Sometimes we see married persons who own their homestead only in their name–not including the spouse on the title. If that married person dies intestate (without a Last Will and Testament) and has no children, the homestead transfers to the surviving spouse by operation of law. But if the married person dies having children which are not common to the surviving spouse (as with a “blended family”), then, pursuant to Section 732.401, Fla. Stat., the surviving spouse has two options available regarding the homestead.
First, the surviving spouse may elect to receive a life estate in the homestead. This gives the surviving spouse the right to reside in the homestead during his or her lifetime. The remainder passes to the deceased spouse’s children. However, with a life estate, the spouse does not own the property so it cannot be sold or conveyed.
A second option is for the surviving spouse to elect to receive a one-half interest in the homestead. The other one-half interest will be owned by the decedent’s surviving children. The interests of the spouse and the children is held as tenants in common. Unlike the life estate described above, owning as a tenant in common does give the spouse an interest which can be conveyed or devised. In other words, the spouse can live in the homestead but can do little else with it.
In order for the surviving spouse to receive the one-half interest in the homestead the spouse must record a “Notice of Election” in the Official Records of the county where the homestead is located.

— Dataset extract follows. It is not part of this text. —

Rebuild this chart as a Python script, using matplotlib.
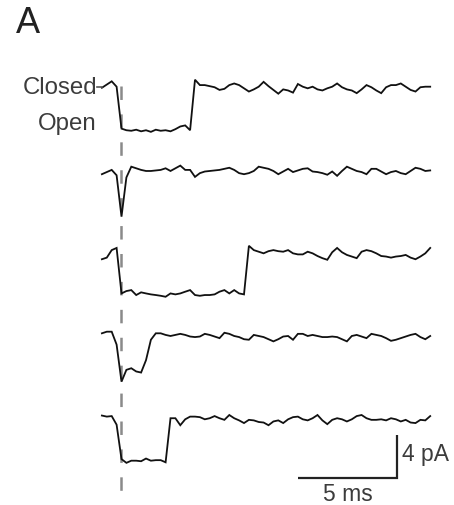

The election must be made within 6 months after the decedent’s death and must be made during the surviving spouse’s lifetime.
The Notice of Election must be in substantially the following form:
ELECTION OF SURVIVING SPOUSE
TO TAKE A ONE-HALF INTEREST OF
DECEDENT’S INTEREST IN
STATE OF ______________
COUNTY OF ___________
1. The decedent, __________, died on __________. On the date of the decedent’s death, The decedent was married to _________________, who survived the decedent.
2. At the time of the decedent’s death, the decedent owned an interest in real property that the affiant believes to be homestead property described in s. 4, Article X of the State Constitution, which real property being in ___________ County, Florida, and described as:
(legal description of homestead property) .
3. Affiant elects to take one-half of decedent’s interest in the homestead as a tenant in common in lieu of a life estate.
4. If affiant is not the surviving spouse, affiant is the surviving spouse’s attorney in fact or guardian of the property, and an order has been rendered by a court having jurisdiction of the real property authorizing the undersigned to make this election.
Sworn to (or affirmed) and subscribed before me this day of (month) , (year) , by (affiant)
(Signature of Notary Public-State of Florida)
(Print, Type, or Stamp Commissioned Name of Notary Public)
Personally Known OR Produced Identification
(Type of Identification Produced)
Because making the election has many ramifications, if is advisable to seek counsel from an attorney with knowledge and experience in estate matters. Once making the election, it is irrevocable so you want to get it right.